Problem description -
Faithfully return all lines, omitting every embedded picture.

Source excerpt -

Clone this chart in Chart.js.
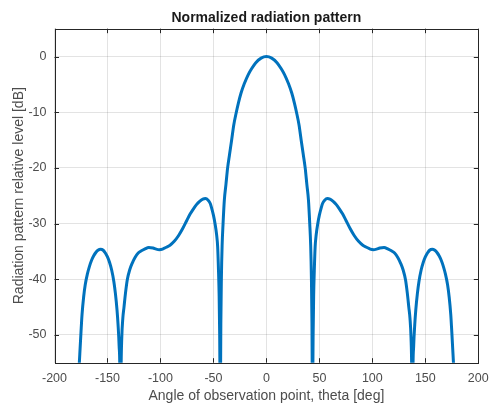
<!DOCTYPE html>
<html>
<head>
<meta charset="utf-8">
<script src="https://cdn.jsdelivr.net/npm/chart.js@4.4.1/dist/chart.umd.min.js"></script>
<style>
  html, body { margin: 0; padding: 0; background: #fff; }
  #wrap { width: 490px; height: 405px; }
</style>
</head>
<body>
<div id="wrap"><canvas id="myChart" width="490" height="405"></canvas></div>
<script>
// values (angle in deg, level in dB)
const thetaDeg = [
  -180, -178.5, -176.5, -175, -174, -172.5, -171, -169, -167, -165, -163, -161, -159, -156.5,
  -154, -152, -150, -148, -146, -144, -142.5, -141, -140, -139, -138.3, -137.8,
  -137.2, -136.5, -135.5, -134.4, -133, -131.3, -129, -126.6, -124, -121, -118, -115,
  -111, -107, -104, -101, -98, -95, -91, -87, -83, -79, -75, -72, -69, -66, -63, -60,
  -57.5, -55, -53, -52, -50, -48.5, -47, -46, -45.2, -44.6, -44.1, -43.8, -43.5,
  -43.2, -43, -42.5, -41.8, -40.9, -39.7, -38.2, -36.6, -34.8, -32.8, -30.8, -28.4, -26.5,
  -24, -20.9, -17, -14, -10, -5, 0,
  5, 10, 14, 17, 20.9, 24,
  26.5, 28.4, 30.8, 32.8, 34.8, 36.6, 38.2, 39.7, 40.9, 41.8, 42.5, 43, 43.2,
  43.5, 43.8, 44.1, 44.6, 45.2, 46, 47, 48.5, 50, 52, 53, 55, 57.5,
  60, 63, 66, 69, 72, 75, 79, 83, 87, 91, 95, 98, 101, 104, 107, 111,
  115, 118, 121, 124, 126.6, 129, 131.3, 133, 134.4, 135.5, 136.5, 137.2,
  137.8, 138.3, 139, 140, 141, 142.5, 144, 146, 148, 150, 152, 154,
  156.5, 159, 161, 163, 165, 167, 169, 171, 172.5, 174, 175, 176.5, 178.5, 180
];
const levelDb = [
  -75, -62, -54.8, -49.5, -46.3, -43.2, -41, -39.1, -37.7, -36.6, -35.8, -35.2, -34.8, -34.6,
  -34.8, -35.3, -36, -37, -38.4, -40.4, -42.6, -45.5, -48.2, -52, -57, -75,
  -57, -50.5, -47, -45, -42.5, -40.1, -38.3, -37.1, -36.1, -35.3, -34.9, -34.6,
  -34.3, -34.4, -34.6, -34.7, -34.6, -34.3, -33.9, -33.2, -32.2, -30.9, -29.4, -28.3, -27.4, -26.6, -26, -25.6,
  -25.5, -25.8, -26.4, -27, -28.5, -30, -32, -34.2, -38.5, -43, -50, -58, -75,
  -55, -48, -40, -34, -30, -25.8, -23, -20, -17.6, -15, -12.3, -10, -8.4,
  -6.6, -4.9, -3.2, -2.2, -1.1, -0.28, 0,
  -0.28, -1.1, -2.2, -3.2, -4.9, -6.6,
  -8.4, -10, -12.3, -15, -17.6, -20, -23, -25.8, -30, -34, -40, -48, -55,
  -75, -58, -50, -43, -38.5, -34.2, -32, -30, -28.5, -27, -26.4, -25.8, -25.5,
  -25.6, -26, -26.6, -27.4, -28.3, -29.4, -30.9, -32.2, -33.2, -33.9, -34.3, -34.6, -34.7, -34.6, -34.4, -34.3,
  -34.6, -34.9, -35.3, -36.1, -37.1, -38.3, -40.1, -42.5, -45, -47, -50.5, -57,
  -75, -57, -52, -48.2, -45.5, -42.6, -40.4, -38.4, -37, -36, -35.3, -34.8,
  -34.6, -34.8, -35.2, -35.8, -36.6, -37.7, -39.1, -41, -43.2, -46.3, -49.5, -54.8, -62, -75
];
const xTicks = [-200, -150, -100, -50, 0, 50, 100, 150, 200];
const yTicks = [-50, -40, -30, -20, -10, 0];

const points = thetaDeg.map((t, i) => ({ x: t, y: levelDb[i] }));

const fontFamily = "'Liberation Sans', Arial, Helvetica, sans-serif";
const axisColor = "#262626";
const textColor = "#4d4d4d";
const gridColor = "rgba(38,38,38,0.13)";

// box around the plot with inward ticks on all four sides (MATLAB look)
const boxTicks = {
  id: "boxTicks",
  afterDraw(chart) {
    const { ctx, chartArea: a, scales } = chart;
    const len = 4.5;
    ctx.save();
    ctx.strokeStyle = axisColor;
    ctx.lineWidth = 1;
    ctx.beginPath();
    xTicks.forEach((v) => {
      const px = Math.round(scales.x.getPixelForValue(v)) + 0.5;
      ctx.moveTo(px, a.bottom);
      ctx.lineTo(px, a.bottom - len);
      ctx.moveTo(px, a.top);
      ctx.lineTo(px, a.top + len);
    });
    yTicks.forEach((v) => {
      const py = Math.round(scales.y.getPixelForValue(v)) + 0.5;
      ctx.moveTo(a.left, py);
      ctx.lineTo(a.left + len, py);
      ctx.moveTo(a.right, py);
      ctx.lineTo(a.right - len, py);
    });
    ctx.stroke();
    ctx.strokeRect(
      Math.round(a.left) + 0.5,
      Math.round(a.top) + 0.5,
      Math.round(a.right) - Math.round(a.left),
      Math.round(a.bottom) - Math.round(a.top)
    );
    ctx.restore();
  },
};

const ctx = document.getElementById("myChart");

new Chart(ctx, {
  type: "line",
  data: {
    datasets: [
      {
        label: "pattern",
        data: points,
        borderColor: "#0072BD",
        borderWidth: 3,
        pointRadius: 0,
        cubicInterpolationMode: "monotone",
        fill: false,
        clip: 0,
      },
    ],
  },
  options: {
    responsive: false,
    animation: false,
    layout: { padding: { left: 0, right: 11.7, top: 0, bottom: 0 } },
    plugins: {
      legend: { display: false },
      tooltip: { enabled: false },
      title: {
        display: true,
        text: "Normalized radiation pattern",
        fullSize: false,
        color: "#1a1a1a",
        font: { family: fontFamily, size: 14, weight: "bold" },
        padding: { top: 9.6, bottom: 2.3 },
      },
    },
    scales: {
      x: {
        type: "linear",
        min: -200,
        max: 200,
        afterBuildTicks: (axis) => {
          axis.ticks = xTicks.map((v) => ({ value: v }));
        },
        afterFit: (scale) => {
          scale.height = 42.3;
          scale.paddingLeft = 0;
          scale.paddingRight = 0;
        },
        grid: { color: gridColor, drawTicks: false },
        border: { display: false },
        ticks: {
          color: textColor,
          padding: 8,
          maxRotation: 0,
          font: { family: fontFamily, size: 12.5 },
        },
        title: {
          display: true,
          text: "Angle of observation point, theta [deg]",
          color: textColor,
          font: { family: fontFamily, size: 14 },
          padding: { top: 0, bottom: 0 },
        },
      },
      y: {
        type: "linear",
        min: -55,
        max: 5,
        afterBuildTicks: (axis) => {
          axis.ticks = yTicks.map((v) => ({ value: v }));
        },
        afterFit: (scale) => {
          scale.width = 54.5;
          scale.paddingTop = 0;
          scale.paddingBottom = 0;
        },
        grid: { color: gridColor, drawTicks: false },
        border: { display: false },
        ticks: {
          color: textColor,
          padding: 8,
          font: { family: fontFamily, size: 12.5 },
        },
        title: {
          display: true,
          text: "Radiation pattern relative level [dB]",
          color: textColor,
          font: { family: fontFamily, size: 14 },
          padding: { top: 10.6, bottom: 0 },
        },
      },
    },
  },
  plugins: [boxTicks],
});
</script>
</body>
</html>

Full output -
Clone this chart in Chart.js.
<!DOCTYPE html>
<html>
<head>
<meta charset="utf-8">
<script src="https://cdn.jsdelivr.net/npm/chart.js@4.4.1/dist/chart.umd.min.js"></script>
<style>
  html, body { margin: 0; padding: 0; background: #fff; }
  #wrap { width: 490px; height: 405px; }
</style>
</head>
<body>
<div id="wrap"><canvas id="myChart" width="490" height="405"></canvas></div>
<script>
// values (angle in deg, level in dB)
const thetaDeg = [
  -180, -178.5, -176.5, -175, -174, -172.5, -171, -169, -167, -165, -163, -161, -159, -156.5,
  -154, -152, -150, -148, -146, -144, -142.5, -141, -140, -139, -138.3, -137.8,
  -137.2, -136.5, -135.5, -134.4, -133, -131.3, -129, -126.6, -124, -121, -118, -115,
  -111, -107, -104, -101, -98, -95, -91, -87, -83, -79, -75, -72, -69, -66, -63, -60,
  -57.5, -55, -53, -52, -50, -48.5, -47, -46, -45.2, -44.6, -44.1, -43.8, -43.5,
  -43.2, -43, -42.5, -41.8, -40.9, -39.7, -38.2, -36.6, -34.8, -32.8, -30.8, -28.4, -26.5,
  -24, -20.9, -17, -14, -10, -5, 0,
  5, 10, 14, 17, 20.9, 24,
  26.5, 28.4, 30.8, 32.8, 34.8, 36.6, 38.2, 39.7, 40.9, 41.8, 42.5, 43, 43.2,
  43.5, 43.8, 44.1, 44.6, 45.2, 46, 47, 48.5, 50, 52, 53, 55, 57.5,
  60, 63, 66, 69, 72, 75, 79, 83, 87, 91, 95, 98, 101, 104, 107, 111,
  115, 118, 121, 124, 126.6, 129, 131.3, 133, 134.4, 135.5, 136.5, 137.2,
  137.8, 138.3, 139, 140, 141, 142.5, 144, 146, 148, 150, 152, 154,
  156.5, 159, 161, 163, 165, 167, 169, 171, 172.5, 174, 175, 176.5, 178.5, 180
];
const levelDb = [
  -75, -62, -54.8, -49.5, -46.3, -43.2, -41, -39.1, -37.7, -36.6, -35.8, -35.2, -34.8, -34.6,
  -34.8, -35.3, -36, -37, -38.4, -40.4, -42.6, -45.5, -48.2, -52, -57, -75,
  -57, -50.5, -47, -45, -42.5, -40.1, -38.3, -37.1, -36.1, -35.3, -34.9, -34.6,
  -34.3, -34.4, -34.6, -34.7, -34.6, -34.3, -33.9, -33.2, -32.2, -30.9, -29.4, -28.3, -27.4, -26.6, -26, -25.6,
  -25.5, -25.8, -26.4, -27, -28.5, -30, -32, -34.2, -38.5, -43, -50, -58, -75,
  -55, -48, -40, -34, -30, -25.8, -23, -20, -17.6, -15, -12.3, -10, -8.4,
  -6.6, -4.9, -3.2, -2.2, -1.1, -0.28, 0,
  -0.28, -1.1, -2.2, -3.2, -4.9, -6.6,
  -8.4, -10, -12.3, -15, -17.6, -20, -23, -25.8, -30, -34, -40, -48, -55,
  -75, -58, -50, -43, -38.5, -34.2, -32, -30, -28.5, -27, -26.4, -25.8, -25.5,
  -25.6, -26, -26.6, -27.4, -28.3, -29.4, -30.9, -32.2, -33.2, -33.9, -34.3, -34.6, -34.7, -34.6, -34.4, -34.3,
  -34.6, -34.9, -35.3, -36.1, -37.1, -38.3, -40.1, -42.5, -45, -47, -50.5, -57,
  -75, -57, -52, -48.2, -45.5, -42.6, -40.4, -38.4, -37, -36, -35.3, -34.8,
  -34.6, -34.8, -35.2, -35.8, -36.6, -37.7, -39.1, -41, -43.2, -46.3, -49.5, -54.8, -62, -75
];
const xTicks = [-200, -150, -100, -50, 0, 50, 100, 150, 200];
const yTicks = [-50, -40, -30, -20, -10, 0];

const points = thetaDeg.map((t, i) => ({ x: t, y: levelDb[i] }));

const fontFamily = "'Liberation Sans', Arial, Helvetica, sans-serif";
const axisColor = "#262626";
const textColor = "#4d4d4d";
const gridColor = "rgba(38,38,38,0.13)";

// box around the plot with inward ticks on all four sides (MATLAB look)
const boxTicks = {
  id: "boxTicks",
  afterDraw(chart) {
    const { ctx, chartArea: a, scales } = chart;
    const len = 4.5;
    ctx.save();
    ctx.strokeStyle = axisColor;
    ctx.lineWidth = 1;
    ctx.beginPath();
    xTicks.forEach((v) => {
      const px = Math.round(scales.x.getPixelForValue(v)) + 0.5;
      ctx.moveTo(px, a.bottom);
      ctx.lineTo(px, a.bottom - len);
      ctx.moveTo(px, a.top);
      ctx.lineTo(px, a.top + len);
    });
    yTicks.forEach((v) => {
      const py = Math.round(scales.y.getPixelForValue(v)) + 0.5;
      ctx.moveTo(a.left, py);
      ctx.lineTo(a.left + len, py);
      ctx.moveTo(a.right, py);
      ctx.lineTo(a.right - len, py);
    });
    ctx.stroke();
    ctx.strokeRect(
      Math.round(a.left) + 0.5,
      Math.round(a.top) + 0.5,
      Math.round(a.right) - Math.round(a.left),
      Math.round(a.bottom) - Math.round(a.top)
    );
    ctx.restore();
  },
};

const ctx = document.getElementById("myChart");

new Chart(ctx, {
  type: "line",
  data: {
    datasets: [
      {
        label: "pattern",
        data: points,
        borderColor: "#0072BD",
        borderWidth: 3,
        pointRadius: 0,
        cubicInterpolationMode: "monotone",
        fill: false,
        clip: 0,
      },
    ],
  },
  options: {
    responsive: false,
    animation: false,
    layout: { padding: { left: 0, right: 11.7, top: 0, bottom: 0 } },
    plugins: {
      legend: { display: false },
      tooltip: { enabled: false },
      title: {
        display: true,
        text: "Normalized radiation pattern",
        fullSize: false,
        color: "#1a1a1a",
        font: { family: fontFamily, size: 14, weight: "bold" },
        padding: { top: 9.6, bottom: 2.3 },
      },
    },
    scales: {
      x: {
        type: "linear",
        min: -200,
        max: 200,
        afterBuildTicks: (axis) => {
          axis.ticks = xTicks.map((v) => ({ value: v }));
        },
        afterFit: (scale) => {
          scale.height = 42.3;
          scale.paddingLeft = 0;
          scale.paddingRight = 0;
        },
        grid: { color: gridColor, drawTicks: false },
        border: { display: false },
        ticks: {
          color: textColor,
          padding: 8,
          maxRotation: 0,
          font: { family: fontFamily, size: 12.5 },
        },
        title: {
          display: true,
          text: "Angle of observation point, theta [deg]",
          color: textColor,
          font: { family: fontFamily, size: 14 },
          padding: { top: 0, bottom: 0 },
        },
      },
      y: {
        type: "linear",
        min: -55,
        max: 5,
        afterBuildTicks: (axis) => {
          axis.ticks = yTicks.map((v) => ({ value: v }));
        },
        afterFit: (scale) => {
          scale.width = 54.5;
          scale.paddingTop = 0;
          scale.paddingBottom = 0;
        },
        grid: { color: gridColor, drawTicks: false },
        border: { display: false },
        ticks: {
          color: textColor,
          padding: 8,
          font: { family: fontFamily, size: 12.5 },
        },
        title: {
          display: true,
          text: "Radiation pattern relative level [dB]",
          color: textColor,
          font: { family: fontFamily, size: 14 },
          padding: { top: 10.6, bottom: 0 },
        },
      },
    },
  },
  plugins: [boxTicks],
});
</script>
</body>
</html>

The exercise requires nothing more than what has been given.